Literature in Translation

Teaching Issues and Reading Practices

Edited by Carol Maier and Francoise Massardier-Kenney

New pedagogy for studying literature in translation

In the last several decades, literary works from around the world have made their way onto the reading lists of American university and college courses in an increasingly wide variety of disciplines. This is a cause for rejoicing. Through works in translation, students in our mostly monolingual society are at last becoming acquainted with the multilingual and multicultural world in which they will live and work. Many instructors have expanded their reach to teach texts that originate from across the globe. Unfortunately, literature in English translation is frequently taught as if it had been written in English, and students are not made familiar with the cultural, linguistic, and literary context in which that literature was produced. As a result, they submit what they read to their own cultural expectations; they do not read in translation and do not reap the benefits of intercultural communication.

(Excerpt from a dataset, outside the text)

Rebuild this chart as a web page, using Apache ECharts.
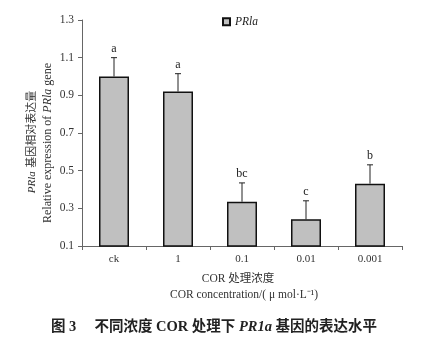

Here a true challenge arises for an instructor. Books in translation seldom contain introductory information about the mediation that translation implies or the stakes involved in the transfer of cultural information. Instructors are often left to find their own material about the author or the culture of the source text. Lacking the appropriate pedagogical tools, they struggle to provide information about either the original work or about translation itself, and they might feel uneasy about teaching material for which they lack adequate preparation. Consequently, they restrict themselves to well-known works in translation or works from other countries originally written in English.

Literature in Translation: Teaching Issues and Reading Practices squarely addresses this pedagogical lack. The book's sixteen essays provide for instructors a context in which to teach works from a variety of languages and cultures in ways that highlight the effects of linguistic and cultural transfers.